The Calcutta Metropolitan Development Authority is the executing agency of the floating market.

Shopkeepers have been told not to throw waste into the water. Nets will be used to fish out vegetable peel, fish scales and other waste from the water, the engineer said.

Chief minister Mamata Banerjee inaugurated the floating market via videoconferencing. The market aims to rehabilitate shopkeepers of the Baishnabghata-Patuli market that is being demolished for the widening of the Bypass.

At least 114 boats double as shops in the market. Most boats will have two shops selling vegetables, fruits, flowers, fish, and meat and poultry.

Shoppers can approach the boats through wooden walkways on stilts.

"The boats have come from Hooghly's Balagarh," urban development secretary Onkar Singh Meena told Metro.

Balagarh and Guptipara in Hooghly and Kakdwip in South 24-Parganas are famous for their boat-manufacturing units.

Tultul Roy, a vegetable seller, had a spread of cauliflower, tomatoes, brinjals and spinach in the afternoon.

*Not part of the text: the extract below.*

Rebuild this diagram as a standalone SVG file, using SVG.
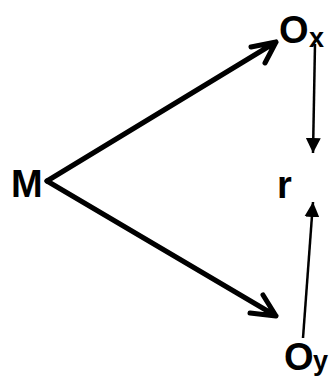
<svg xmlns="http://www.w3.org/2000/svg" width="332" height="379" viewBox="0 0 332 379">
<style>
.lbl{font-family:"Liberation Sans",Arial,sans-serif;font-weight:bold;fill:#000}
.thick{stroke:#000;stroke-width:5;fill:none;stroke-linecap:round;stroke-linejoin:round}
.thin{stroke:#000;stroke-width:2.5;fill:none}
</style>
<defs>
<marker id="tri" viewBox="0 0 10 10" refX="10" refY="5" markerWidth="6" markerHeight="6" markerUnits="strokeWidth" orient="auto">
<path d="M0,0 L10,5 L0,10 z" fill="#000"/>
</marker>
</defs>
<rect width="332" height="379" fill="#fff"/>
<g id="M"><text class="lbl" x="11" y="197" font-size="38">M</text></g>
<g id="Ox"><text class="lbl" x="279" y="43" font-size="38">O</text><text class="lbl" x="309" y="47" font-size="27">x</text></g>
<g id="r"><text class="lbl" x="277" y="198" font-size="38">r</text></g>
<g id="Oy"><text class="lbl" x="284" y="370" font-size="38">O</text><text class="lbl" x="313" y="370" font-size="27">y</text></g>
<g id="connectors">
<path class="thick" d="M47,181 L276,42 M251,47 L276,42 L265,63"/>
<path class="thick" d="M47,181 L276,316 M250,313 L276,316 L263,295"/>
<line class="thin" x1="315" y1="44" x2="313" y2="153" marker-end="url(#tri)"/>
<line class="thin" x1="303" y1="338" x2="313" y2="202" marker-end="url(#tri)"/>
</g>
</svg>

"My shop in the earlier market was more than 20 years old. The new setting is nice. I hope the business is good," Roy, whose family of four is dependent on the shop, said.

Incense sticks and flowers were seen on almost every boat on Wednesday. Manoj Thakur, a priest, had already done some 20 pujas by 2pm. "Everyone wants a good start to their business," Thakur said, jumping from one boat to another.

He earned anything between Rs 20 and Rs 30 from each puja.

The lake has several apartments and housing complexes along its banks.

Debika Hore, 60, who lives in one of them, was at the market on the first day.

"We were initially opposed to the project because we thought the water body will be filled up for building a market," Hore, who was part of residents' groups that had met minister Firhad Hakim on the matter, said. "We are extremely happy with this unique market."

Two aerators, devices that collect oxygen from the air and mix it with water, have been installed in the lake. "It will prevent the water from stinking and allow aquatic life to survive," the engineer said.

The market is the brainchild of urban development minister Hakim, Arup Chakraborty, the councillor of Ward 110, said.

"I got the idea after seeing a floating market in Bangkok in 2014," Hakim said.

The market will remain open from 6am to 9pm daily with a break in the afternoon.